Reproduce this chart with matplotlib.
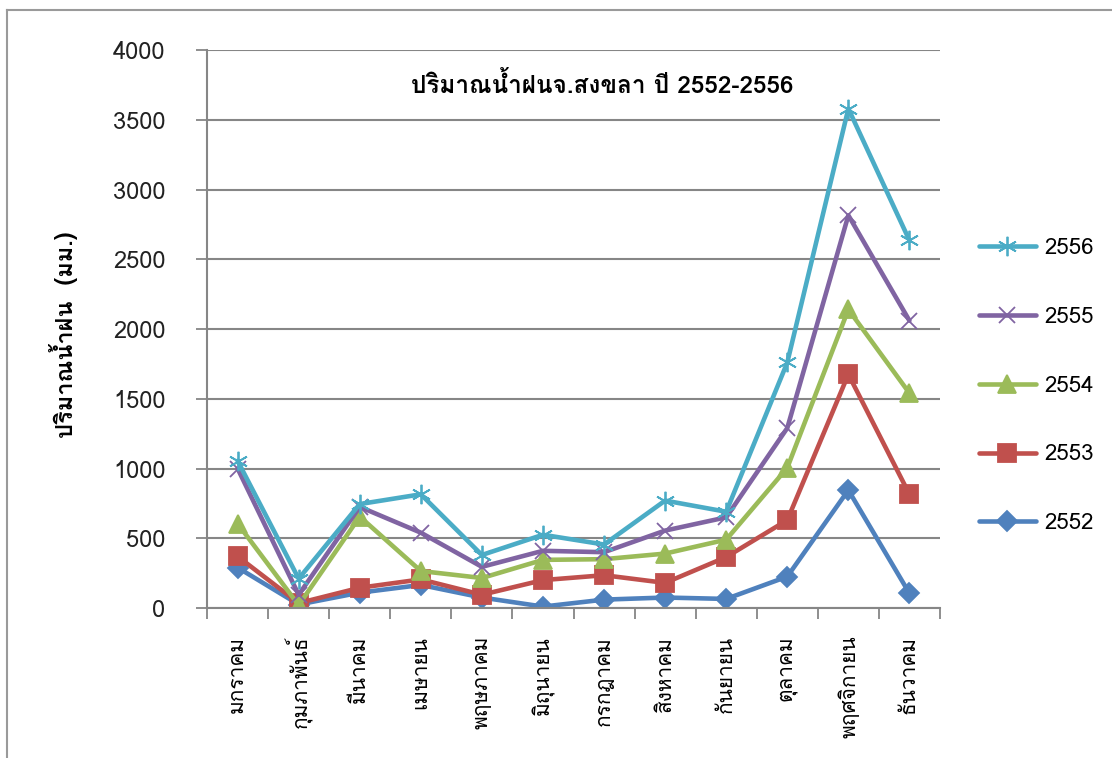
import matplotlib
matplotlib.use('Agg')
import matplotlib.pyplot as plt
from matplotlib import font_manager
from matplotlib.lines import Line2D
from fontTools.ttLib import TTFont

# Data (rainfall, mm)
months = ['มกราคม', 'กุมภาพันธ์', 'มีนาคม', 'เมษายน', 'พฤษภาคม', 'มิถุนายน',
          'กรกฎาคม', 'สิงหาคม', 'กันยายน', 'ตุลาคม', 'พฤศจิกายน', 'ธันวาคม']
years = ['2552', '2553', '2554', '2555', '2556']
rain_2552 = [290, 25, 110, 165, 75, 10, 60, 75, 65, 225, 845, 105]
rain_2553 = [370, 35, 145, 205, 95, 200, 235, 180, 365, 630, 1675, 815]
rain_2554 = [605, 20, 655, 265, 215, 345, 350, 390, 490, 1005, 2140, 1540]
rain_2555 = [1000, 95, 725, 540, 295, 410, 400, 555, 650, 1290, 2815, 2060]
rain_2556 = [1055, 210, 745, 815, 380, 525, 455, 770, 690, 1760, 3580, 2635]

# find a font that has Thai glyphs
def find_thai_font():
    found = []
    for f in font_manager.fontManager.ttflist:
        try:
            tt = TTFont(f.fname, fontNumber=0, lazy=True)
            cmap = tt.getBestCmap()
            if cmap and 0x0E1B in cmap and 0x0E49 in cmap:
                found.append(f.name)
        except Exception:
            pass
    return found

thai = find_thai_font()
family = [thai[0]] if thai else []
plt.rcParams['font.family'] = family + ['DejaVu Sans']

fig = plt.figure(figsize=(11.12, 7.58), dpi=100)
ax = fig.add_axes([0.1862, 0.1979, 0.8453 - 0.1862, 0.934 - 0.1979])

series = [
    ('2556', rain_2556, '#4BACC6', (6, 2, 0), 14),
    ('2555', rain_2555, '#8064A2', 'x', 12),
    ('2554', rain_2554, '#9BBB59', '^', 13),
    ('2553', rain_2553, '#C0504D', 's', 13),
    ('2552', rain_2552, '#4F81BD', 'D', 10),
]
x = list(range(len(months)))
handles = []
for name, vals, col, mk, ms in reversed(series):
    ln, = ax.plot(x, vals, color=col, lw=3.3, marker=mk, ms=ms,
                  mec=col, mfc=col, mew=1.3, solid_joinstyle='round',
                  solid_capstyle='round', label=name)
    handles.append(ln)

ax.set_xlim(-0.5, 11.5)
ax.set_ylim(0, 4000)
ax.set_yticks(range(0, 4001, 500))
ax.set_xticks(x)
ax.set_xticklabels(months, rotation=90, fontsize=15, va='top', ha='center')
ax.set_xticks([i + 0.5 for i in range(-1, 12)], minor=True)
ax.tick_params(axis='x', which='major', length=0, pad=20)
ax.tick_params(axis='x', which='minor', length=8, width=1.3, color='#868686')
ax.tick_params(axis='y', length=8, width=1.3, color='#868686', pad=22,
               labelsize=17, labelcolor='#222222')
ax.yaxis.grid(True, color='#868686', lw=1.5)
ax.set_axisbelow(True)
for s in ['top', 'right']:
    ax.spines[s].set_visible(False)
for s in ['left', 'bottom']:
    ax.spines[s].set_color('#868686')
    ax.spines[s].set_linewidth(1.5)

ax.set_ylabel('ปริมาณน้ำฝน  (มม.)', fontsize=17, fontweight='bold')
ax.yaxis.set_label_coords(-0.176, 0.49)

fig.text(602 / 1112, 1 - 85 / 758, 'ปริมาณน้ำฝนจ.สงขลา ปี 2552-2556',
         ha='center', va='center', fontsize=17.5, fontweight='bold')

leg = fig.legend(handles=handles[::-1], loc='center left',
                 bbox_to_anchor=(0.880, 1 - 386 / 758), frameon=False,
                 fontsize=16, handlelength=2.6, labelspacing=2.15,
                 handletextpad=0.35, borderaxespad=0, borderpad=0)

# outer frame
fig.add_artist(Line2D([7 / 1112, 1], [1 - 10 / 758, 1 - 10 / 758],
                      transform=fig.transFigure, color='#9a9a9a', lw=1.5))
fig.add_artist(Line2D([7 / 1112, 7 / 1112], [0, 1 - 10 / 758],
                      transform=fig.transFigure, color='#9a9a9a', lw=1.5))

fig.savefig('out.png', dpi=100)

> [Task instructions]:
With the pictures left out, restate word for word every line of the data above, from the first down to the line that contains "ax = fig.add_axes([0.1862, 0.1979, 0.8453".

> [Full response]:
Reproduce this chart with matplotlib.
import matplotlib
matplotlib.use('Agg')
import matplotlib.pyplot as plt
from matplotlib import font_manager
from matplotlib.lines import Line2D
from fontTools.ttLib import TTFont

# Data (rainfall, mm)
months = ['มกราคม', 'กุมภาพันธ์', 'มีนาคม', 'เมษายน', 'พฤษภาคม', 'มิถุนายน',
          'กรกฎาคม', 'สิงหาคม', 'กันยายน', 'ตุลาคม', 'พฤศจิกายน', 'ธันวาคม']
years = ['2552', '2553', '2554', '2555', '2556']
rain_2552 = [290, 25, 110, 165, 75, 10, 60, 75, 65, 225, 845, 105]
rain_2553 = [370, 35, 145, 205, 95, 200, 235, 180, 365, 630, 1675, 815]
rain_2554 = [605, 20, 655, 265, 215, 345, 350, 390, 490, 1005, 2140, 1540]
rain_2555 = [1000, 95, 725, 540, 295, 410, 400, 555, 650, 1290, 2815, 2060]
rain_2556 = [1055, 210, 745, 815, 380, 525, 455, 770, 690, 1760, 3580, 2635]

# find a font that has Thai glyphs
def find_thai_font():
    found = []
    for f in font_manager.fontManager.ttflist:
        try:
            tt = TTFont(f.fname, fontNumber=0, lazy=True)
            cmap = tt.getBestCmap()
            if cmap and 0x0E1B in cmap and 0x0E49 in cmap:
                found.append(f.name)
        except Exception:
            pass
    return found

thai = find_thai_font()
family = [thai[0]] if thai else []
plt.rcParams['font.family'] = family + ['DejaVu Sans']

fig = plt.figure(figsize=(11.12, 7.58), dpi=100)
ax = fig.add_axes([0.1862, 0.1979, 0.8453 - 0.1862, 0.934 - 0.1979])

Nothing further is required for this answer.